Edward Romaine, a Republican recorder of deeds for New York's Suffolk County, was one of the few officials who tried to refuse to take filings from MERS. "He argued that not only would the county lose out on fees—$1 million in one year alone—but that MERS failed to even maintain a clear chain of title on a property. He got backing from New York's attorney general," reported the Associated Press. MERS sued Suffolk County and took the case all the way up to the state's highest court, where it won on appeal in 2007. The court forced the county to accept MERS filings because the county lacked the statutory authority. Put another way, the court forced a municipal government to do business with a criminal organization, despite objections from county officials.

MERS cost local governments billions of dollars in lost revenue, but there is a chance that the cash-strapped counties will be able to claw some of that money back.
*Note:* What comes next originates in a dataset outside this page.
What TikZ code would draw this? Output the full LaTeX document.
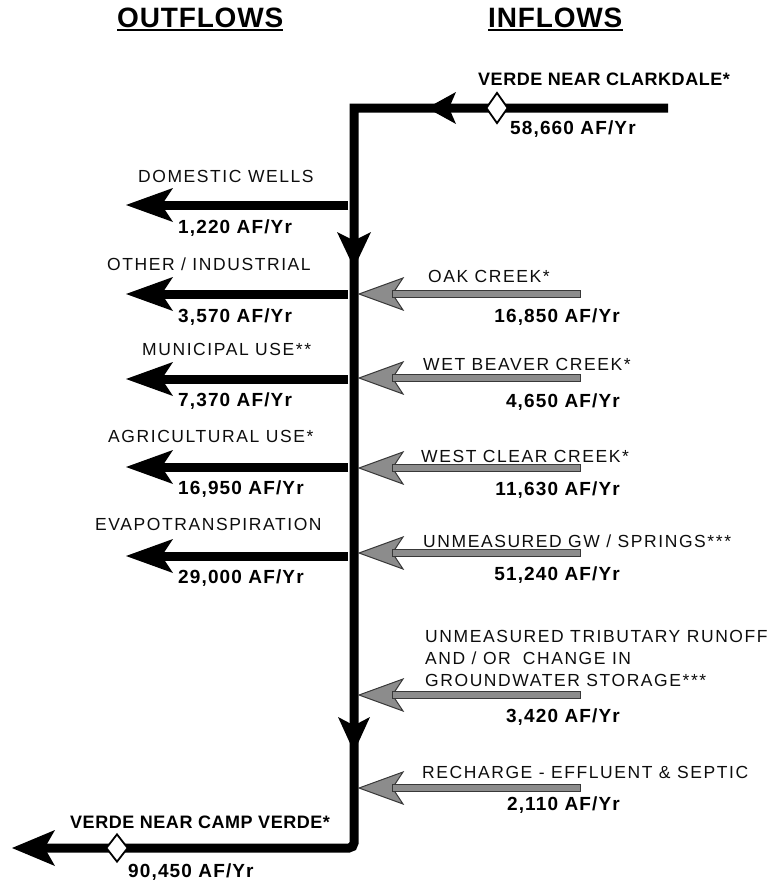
\documentclass[tikz,border=0pt]{standalone}
\usepackage{fontspec}
\setmainfont{Liberation Sans}
\newfontfamily\labfont[LetterSpace=9]{Liberation Sans}
\newfontfamily\valfont[LetterSpace=6]{Liberation Sans}
\newfontfamily\hdrfont[LetterSpace=3]{Liberation Sans}
\usetikzlibrary{shapes.geometric}
\definecolor{agray}{gray}{0.55}
\definecolor{aedge}{gray}{0.22}
\definecolor{txt}{gray}{0.05}
\newcommand\inflowarrow[2]{%
  \coordinate (#1T) at (359,#2);
  \coordinate (#1N) at (392,#2);
  \coordinate (#1S) at (580,#2);
  \pic at (#1T) {hd={44}{16}{fill=agray,draw=aedge,line width=1pt}};
  \filldraw[inshaft] ([yshift=3.5pt]#1N) rectangle ([yshift=-3.5pt]#1S);
}
\newcommand\outflowarrow[2]{%
  \coordinate (#1S) at (348,#2);
  \coordinate (#1T) at (160,#2);
  \coordinate (#1P) at (126,#2);
  \draw[outshaft] (#1S) -- (#1T);
  \pic at (#1P) {hd={47}{17}{fill=black}};
}
\begin{document}
\begin{tikzpicture}[x=1pt,y=-1pt,
  lab/.style={font=\labfont\fontsize{17.5}{20}\selectfont, text=txt, anchor=base west, inner sep=0pt},
  val/.style={font=\valfont\bfseries\fontsize{19}{22}\selectfont, anchor=base west, inner sep=0pt},
  valr/.style={val, anchor=base east},
  gaugelab/.style={font=\hdrfont\bfseries\fontsize{18}{21}\selectfont, anchor=base west, inner sep=0pt},
  hdr/.style={font=\hdrfont\bfseries\fontsize{28}{32}\selectfont, anchor=base west, inner sep=0pt},
  river/.style={line width=9pt, line cap=butt, line join=miter},
  outshaft/.style={line width=9pt},
  inshaft/.style={fill=agray, draw=aedge, line width=1pt},
  gaugemark/.style={diamond, draw, fill=white, line width=1.8pt, inner sep=0pt, minimum width=22pt},
  pics/hd/.style n args={3}{code={\path[#3] (0,0) .. controls (0.5*#1,-0.45*#2) .. (#1,-#2) -- (0.76*#1,0) -- (#1,#2) .. controls (0.5*#1,0.45*#2) .. (0,0) -- cycle;}},
]
\useasboundingbox (0,0) rectangle (769,883);

% headers
\node[hdr] (hO) at (117,28) {OUTFLOWS};
\node[hdr] (hI) at (488,28) {INFLOWS};
\draw[line width=2pt] ([yshift=-2.5pt]hO.base west) -- ([yshift=-2.5pt]hO.base east);
\draw[line width=2pt] ([yshift=-2.5pt]hI.base west) -- ([yshift=-2.5pt]hI.base east);

% main river
\coordinate (topR) at (668,108);
\coordinate (topL) at (354,108);
\coordinate (botR) at (354,848);
\coordinate (botL) at (45,848);
\draw[river] (topR) -- (topL) [rounded corners=5pt] -- (botR) -- (botL);
\pic at (427,108) {hd={29}{16}{fill=black}};
\pic[rotate=90] at (354,268) {hd={36}{17}{fill=black}};
\pic[rotate=90] at (354,752) {hd={35}{16}{fill=black}};
\pic at (12,848) {hd={43}{18}{fill=black}};
\node[gaugemark, minimum height=31pt] (g1) at (497,108) {};
\node[gaugemark, minimum height=28pt] (g2) at (117,848) {};

% gauge labels
\node[gaugelab] (g1lab) at (478,85) {VERDE NEAR CLARKDALE*};
\node[val] (g1val) at (510,134) {58,660 AF/Yr};
\node[gaugelab] (g2lab) at (70,828) {VERDE NEAR CAMP VERDE*};
\node[val] (g2val) at (128,877) {90,450 AF/Yr};

% outflows
\outflowarrow{dom}{205}
\outflowarrow{oth}{294}
\outflowarrow{mun}{379}
\outflowarrow{agr}{467}
\outflowarrow{eva}{556}
\node[lab] (domL) at (138,182) {DOMESTIC WELLS};
\node[val] (domV) at (178,233) {1,220 AF/Yr};
\node[lab] (othL) at (107,270) {OTHER / INDUSTRIAL};
\node[val] (othV) at (178,322) {3,570 AF/Yr};
\node[lab] (munL) at (142,355) {MUNICIPAL USE**};
\node[val] (munV) at (178,406) {7,370 AF/Yr};
\node[lab] (agrL) at (108,442) {AGRICULTURAL USE*};
\node[val] (agrV) at (178,494) {16,950 AF/Yr};
\node[lab] (evaL) at (95,530) {EVAPOTRANSPIRATION};
\node[val] (evaV) at (178,583) {29,000 AF/Yr};

% inflows
\inflowarrow{oak}{294}
\inflowarrow{wbc}{378}
\inflowarrow{wcc}{468}
\inflowarrow{ugw}{553}
\inflowarrow{trb}{695}
\inflowarrow{rch}{788}
\node[lab] (oakL) at (428,282) {OAK CREEK*};
\node[valr] (oakV) at (620,322) {16,850 AF/Yr};
\node[lab] (wbcL) at (423,370) {WET BEAVER CREEK*};
\node[valr] (wbcV) at (620,407) {4,650 AF/Yr};
\node[lab] (wccL) at (421,462) {WEST CLEAR CREEK*};
\node[valr] (wccV) at (620,495) {11,630 AF/Yr};
\node[lab] (ugwL) at (423,547) {UNMEASURED GW / SPRINGS***};
\node[valr] (ugwV) at (620,580) {51,240 AF/Yr};
\node[lab] (trbL1) at (425,642) {UNMEASURED TRIBUTARY RUNOFF};
\node[lab] (trbL2) at (425,664) {AND / OR\hspace{12pt}CHANGE IN};
\node[lab] (trbL3) at (425,686) {GROUNDWATER STORAGE***};
\node[valr] (trbV) at (620,722) {3,420 AF/Yr};
\node[lab] (rchL) at (422,778) {RECHARGE - EFFLUENT \& SEPTIC};
\node[valr] (rchV) at (620,810) {2,110 AF/Yr};
\end{tikzpicture}
\end{document}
Lawsuits have been filed against MERS in California, Nevada, Tennessee and 14 other states that accuse the company of functioning as a tax evasion vehicle designed to help banks circumvent filing fee requirements. “In California, the suit against MERS could cost the company somewhere between $60 to $120 billion in damages and penalties. With so much money extracted from California's municipalities, no wonder the Golden State is facing a $25 billion budget gap,” reported the Associated Press.

We're constantly being told that liberalization, deregulation and privatization automatically equal greater freedom and increased efficiency. But MERS provides us with a different narrative, one in which the government works perfectly well, when not corrupted by corporations who want to use it to loot public wealth.